Wind power - frequently asked questions

  1. Are permits required for the temporary wind assessment mast?
  2. Are you planning to do more wind assessment projects across Calgary?
  3. Are you going to move forward with either the wind assessment or the solar assessment separately if one isn’t feasible?
  4. Where do the safety standards for wind turbines come from?
  1. Are permits required for the temporary wind assessment mast?

    No. The City of Calgary's Development and Building Approvals confirmed that no development permit is required for the temporary wind assessment mast as per LUB1P2007 S.25 (w). No building permit is required because the structure (mast/tower) is unoccupied, not permanent, not tied to any utility and not attached to any existing or new structure. 

  2. Are you planning to do more wind assessment projects across Calgary?

    The Bearspaw Operations Workplace Centre wind assessment started in fall 2012 and the project is considered a pilot. New wind assessment projects on other City work sites are in the early stages. A wind assessment at Shepard Operations Workplace Centre will start in 2014.  

  3. Are you going to move forward with either the wind or the solar project separately if one isn’t feasible?

    If both the wind assessment and solar assessment reports are positive we will move on to the next steps for both.
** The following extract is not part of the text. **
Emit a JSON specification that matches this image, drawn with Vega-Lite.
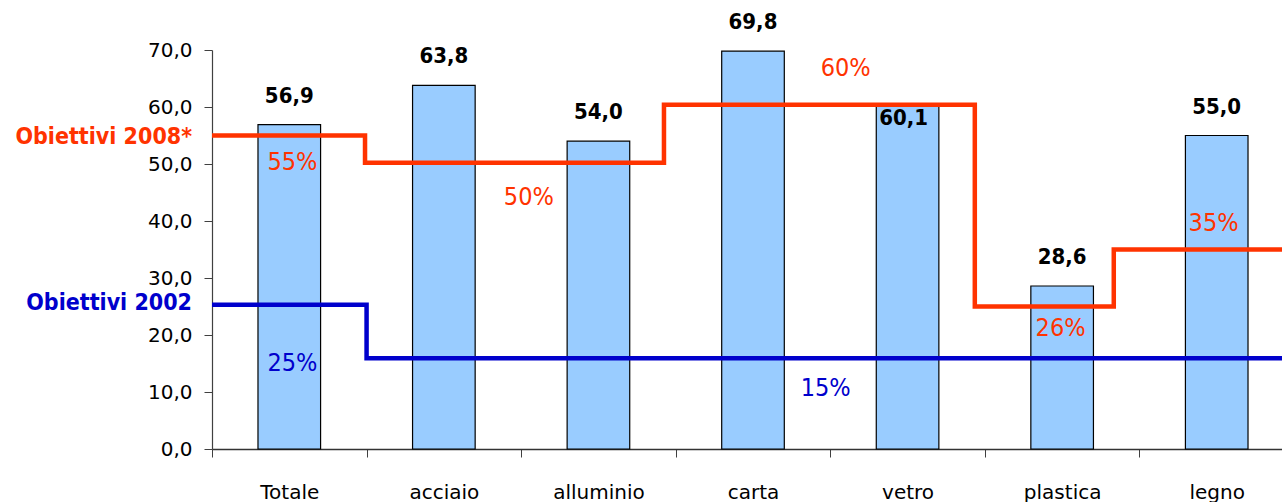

If only one is feasible – either the wind power or the solar power initiative - we will move forward with only that part of the project. 

  4. Where do the safety standards for wind turbines come from?

    Safety standards for wind turbines are set by International Electrotechnical Commission(IEC). The IEC is a non-profit organization with a central office in Geneva, Switzerland. It regulates and sets safety standards for all electrotechnology systems including renewable energy systems such as wind turbines. National and local governments implement and police the compliance to these safety standards. Advocacy groups such as the Canadian Wind Energy Association (CANWEA); American Wind Energy Association (AWEA); European Wind Energy Association (EWEA); Global Wind Energy Council (GWEC); and the Pembina Institute help make sure the wind industry follows these standards.